In Hutton v. Fisher, 359 F.2d 913 (3rd Cir. 1966), plaintiff’s senior counsel had acquiesced in the request of defendants’ counsel for more time to answer. Two months later plaintiff’s junior counsel, ignorant of this acquiescence, obtained an order of default without notice to defendants’ counsel. The court there held that defendants were entitled to have the default set aside almost three years later because of the improper procedure.

In Dalminter, Inc. v. Jessie Edwards, Inc., 27 F.R.D. 491 (S.D.Tex., 1961), the court held that defendant’s letter mailed to plaintiff’s counsel in answer to a summons requiring defendant to serve upon plaintiff’s counsel an answer constituted an appearance. In the instant case, the contact between attorneys involved far more than a letter. These contacts were sufficient to constitute an appearance within the meaning of Rule 55(b) (2).

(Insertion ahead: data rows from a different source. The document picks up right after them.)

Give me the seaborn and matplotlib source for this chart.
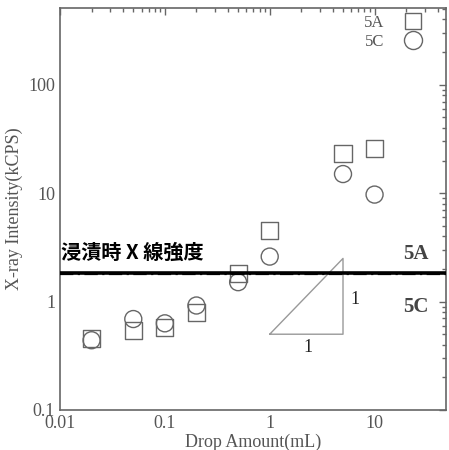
import matplotlib
matplotlib.use("Agg")
import matplotlib.pyplot as plt
import matplotlib.ticker as mticker
from matplotlib.lines import Line2D
import numpy as np
import pandas as pd
import seaborn as sns

# Drop amount (mL) and measured X-ray intensity (kCPS)
drop_ml = [0.02, 0.05, 0.1, 0.2, 0.5, 1, 5, 10]
intensity_5a = [0.46, 0.54, 0.58, 0.80, 1.82, 4.5, 23, 26]
intensity_5c = [0.44, 0.69, 0.63, 0.92, 1.51, 2.6, 15, 9.7]
series_names = ["5A", "5C"]

# Intensity when immersed (reference levels)
immersion_5a = 1.85
immersion_5c = 1.80

# Slope-1 guide triangle
tri_x = [1, 5]
tri_y = [0.5, 2.5]

x_ticks = [0.01, 0.1, 1, 10]
x_ticklabels = ["0.01", "0.1", "1", "10"]
y_ticks = [0.1, 1, 10, 100]
y_ticklabels = ["0.1", "1", "10", "100"]

df = pd.DataFrame({
    "drop": drop_ml * 2,
    "intensity": intensity_5a + intensity_5c,
    "sample": [series_names[0]] * len(drop_ml) + [series_names[1]] * len(drop_ml),
})

sns.set_style("white")
plt.rcParams["font.family"] = ["Liberation Serif", "DejaVu Serif"]

gray = "#666666"
fig = plt.figure(figsize=(4.49, 4.5), dpi=100)
ax = fig.add_axes([60 / 449, 40 / 450, 386 / 449, 402 / 450])

sns.scatterplot(
    data=df, x="drop", y="intensity", style="sample",
    markers={"5A": "s", "5C": "o"}, s=150, facecolor="none",
    edgecolor=gray, linewidth=1.0, ax=ax, legend=False,
)

ax.set_xscale("log")
ax.set_yscale("log")
ax.set_xlim(0.01, 48)
ax.set_ylim(0.1, 510)

# Immersion intensity lines
ax.axhline(immersion_5a, color="black", lw=2.6, zorder=3)
ax.axhline(immersion_5c, color="black", lw=1.6, ls=(0, (6, 2, 1, 2)), zorder=3)

# Slope triangle
ax.plot([tri_x[0], tri_x[1], tri_x[1], tri_x[0]],
        [tri_y[0], tri_y[0], tri_y[1], tri_y[0]],
        color="#999999", lw=1.0)
ax.text(5.9, 1.05, "1", fontsize=13, ha="left", va="center", color="#222222")
ax.text(2.3, 0.375, "1", fontsize=13, ha="center", va="center", color="#222222")

ax.text(0.0102, 2.25, "浸漬時 X 線強度", fontsize=14.5, fontweight="bold",
        family=["Noto Sans CJK JP", "DejaVu Sans"], ha="left", va="bottom",
        color="black")
ax.text(25, 2.2, "5A", fontsize=15, fontweight="bold", ha="center",
        va="bottom", color="#444444")
ax.text(25, 0.90, "5C", fontsize=15, fontweight="bold", ha="center",
        va="center", color="#444444")

# Legend
handles = [
    Line2D([], [], marker="s", ls="none", ms=12, mfc="none", mec=gray, mew=1.0),
    Line2D([], [], marker="o", ls="none", ms=13, mfc="none", mec=gray, mew=1.0),
]
ax.legend(handles, series_names, loc="upper right", frameon=False,
          markerfirst=False, fontsize=12, handletextpad=0.7,
          labelspacing=0.2, borderaxespad=0.0,
          labelcolor="#555555", bbox_to_anchor=(0.975, 1.0))

ax.set_xticks(x_ticks)
ax.set_xticklabels(x_ticklabels)
ax.set_yticks(y_ticks)
ax.set_yticklabels(y_ticklabels)
ax.xaxis.set_minor_locator(mticker.LogLocator(base=10, subs=np.arange(2, 10)))
ax.yaxis.set_minor_locator(mticker.LogLocator(base=10, subs=np.arange(2, 10)))
ax.xaxis.set_minor_formatter(mticker.NullFormatter())
ax.yaxis.set_minor_formatter(mticker.NullFormatter())
ax.tick_params(which="both", direction="in", top=True, right=True,
               color=gray, labelsize=13, labelcolor="#555555")
ax.tick_params(which="major", length=5, width=1)
ax.tick_params(which="minor", length=3, width=1)
for sp in ax.spines.values():
    sp.set_color(gray)
    sp.set_linewidth(1.2)

ax.set_xlabel("Drop Amount(mL)", fontsize=13, color="#555555", labelpad=1)
ax.set_ylabel("X-ray Intensity(kCPS)", fontsize=13, color="#555555", labelpad=4)

fig.savefig("out.png", dpi=100)
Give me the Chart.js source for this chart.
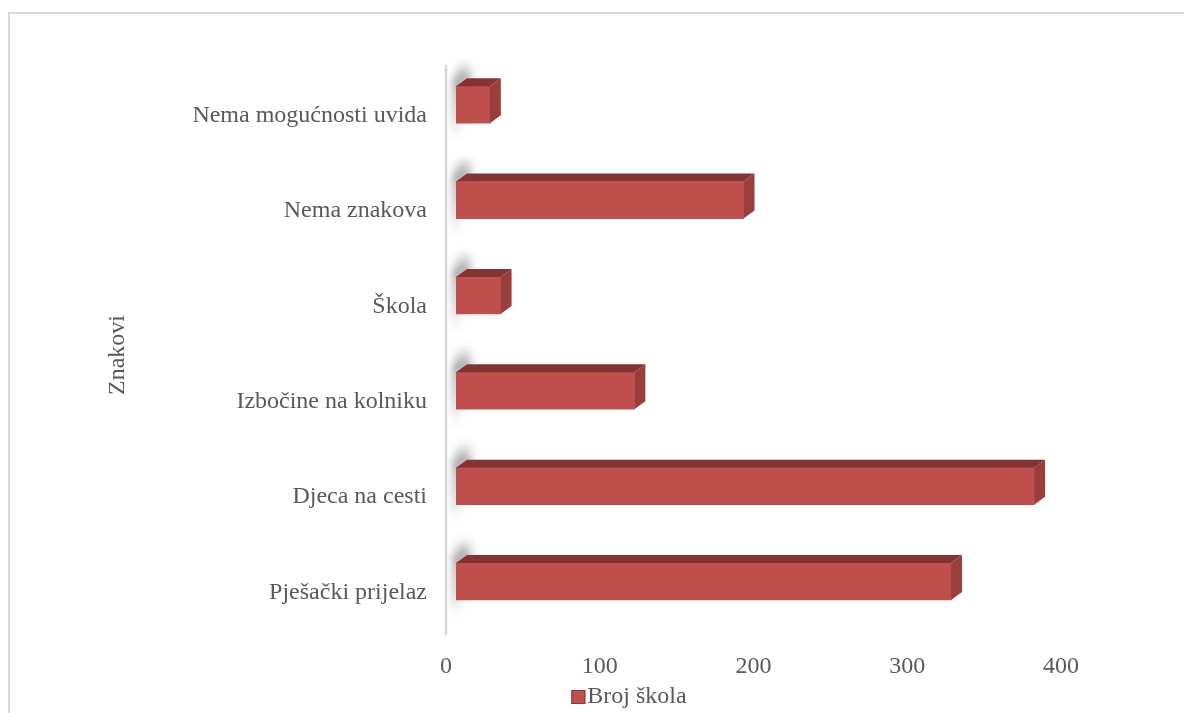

Where notice of a motion for a default judgment is required, but not given, such a judgment entered without notice must be vacated as a matter of law. Hutton v. Fisher, supra; Wilver v. Fisher, 387 F.2d 66 (10th Cir. 1967); Swallow v. United States, 380 F.2d 710 (10th Cir. 1967); Dalminter v. Jessie Edwards, Inc., supra. Accordingly, the default judgment herein is vacated, and defendants are given ten business days from the date of this opinion to file an answer to the complaint.